17/06/2024 20h43 — em
Espaço Crítico



Será que o Brasil morre de felicidade porque a Seleção Canarinho empatou com os Estados Unidos? mesmo sendo amistoso? Me concedo largas dúvidas a respeito. Recordo o ruído de festanças populares que fechavam avenidas e não me deixavam dormir até o alvorecer, quando o Brasil jogava e evidentemente ganhava.

Este jogo, pelo que me foi dado ver e ouvir, nem festa foi, a não ser por ser em Orlando. O Brasil não tem especiais motivos de contentamento e não será esta Copa América que vai deixá-lo alegre. De mais a mais, o Brasil percebeu que os grandes e tradicionais adversários ainda não foram enfrentados. Em compensação, dirigentes da Seleção, jogadores e a mídia se empenharam sofregamente para levar o país na conversa.

Agora gostaria de entender as razões de tanto esforço. De saída, confesso: quando os canarinhos desfilam no vídeo na iminência do trilo inicial, cantando o Hino Nacional, experimento uma sensação de constrangimento.

Não estou dizendo que o hino não merece respeito; pelo contrário, proclamo que o merece e muito. Também não sustento que o hino não deve ser misturado com futebol, ou que, ao tocá-lo, procura-se transformar o espetáculo esportivo em algo similar a uma guerra. Nada disso. Desde sempre, a cerimônia dos preliminares dos eventos internacionais do esporte obedece ao mesmo roteiro e não há por que mudá-lo. Além disso, não é minha intenção analisar as motivações do orgulho nacional e da paixão torcedora. Sem contar que, conforme as circunstâncias, um belo hino tem tudo para comover. Então, esclareço.

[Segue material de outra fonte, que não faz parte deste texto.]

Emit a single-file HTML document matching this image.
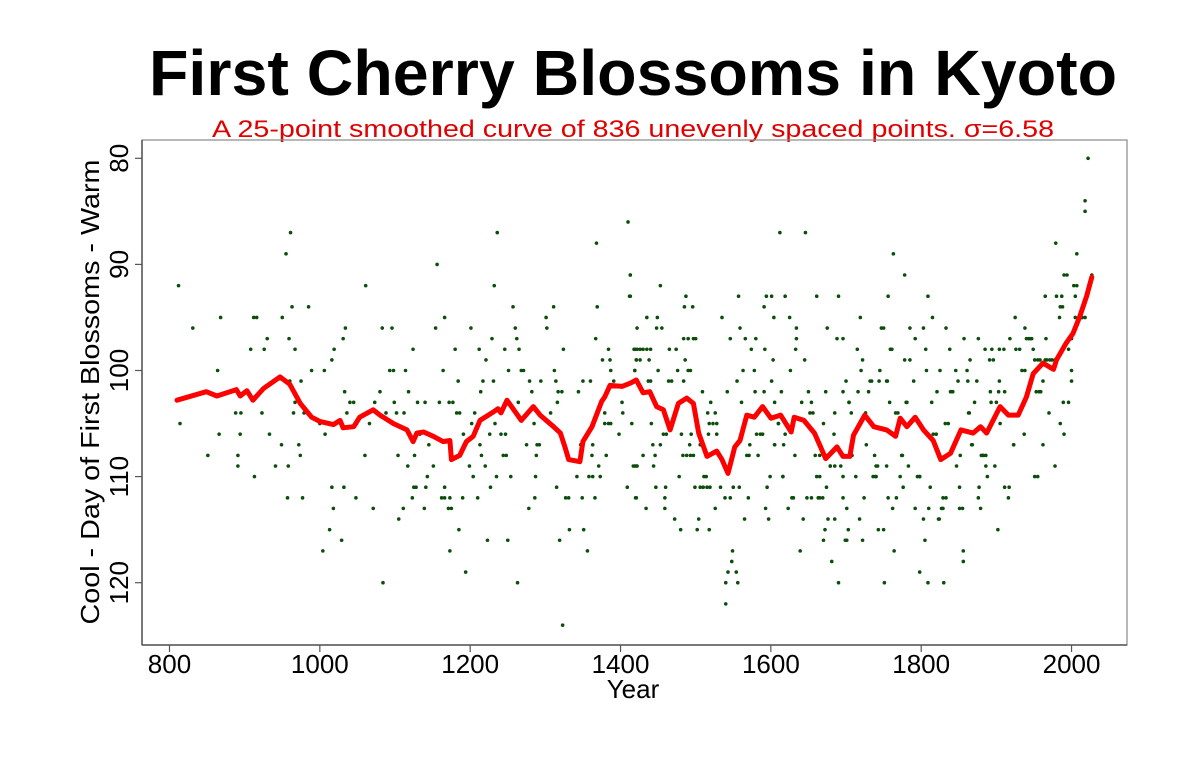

Quando os moços da Seleção, perfilados diante das numeradas, cantam o hino, sou preso de acabrunhadora suspeita. Peito estufado, a mão sobre o coração, desconfio que cantam com o mesmo espírito com que beijam a camisa do seu clube depois de fazer gol. Digo, a camisa contingente do time que estão servindo naquele momento e que poderão deixar de servir no fim da temporada. Este amor é sempre efêmero. Amor mesmo? Pés bons de bola custam cada vez mais em dólares e afeição pelo uniforme é valor agregado.

O dinheiro adentrou ao gramado com ímpeto nunca dantes imaginado, com a inestimável colaboração da televisão, que faz do planeta um único estádio. Eis o efeito globalização. Me pego a pensar que os bravos rapazes cantam o hino porque estão sendo vistos pelos torcedores a milhares de quilômetros. Sabem que as câmaras os enquadram em close e que, portanto, convém aprender direitinho a letra, sendo a leitura labial um dos atrativos oferecidos pela televisão. Sinto na cantoria um traço interesseiro.

Na despedida de Neymar pelo Santos, o craque chorou ao ouvir o Hino Nacional, e no dia seguinte mostrou como é bom ator, aparecendo em uma das novelas da Rede Globo. Mas não me surpreenderei se num dia desses surgir no vídeo um dos irmãos Frazão entoando com fervor o Hino Nacional. Quem sabe fosse possível organizar um número extra dentro do espetáculo: Frazão solista, acompanhado pelo coro dos agora cartolas, Ronaldo e Bebeto.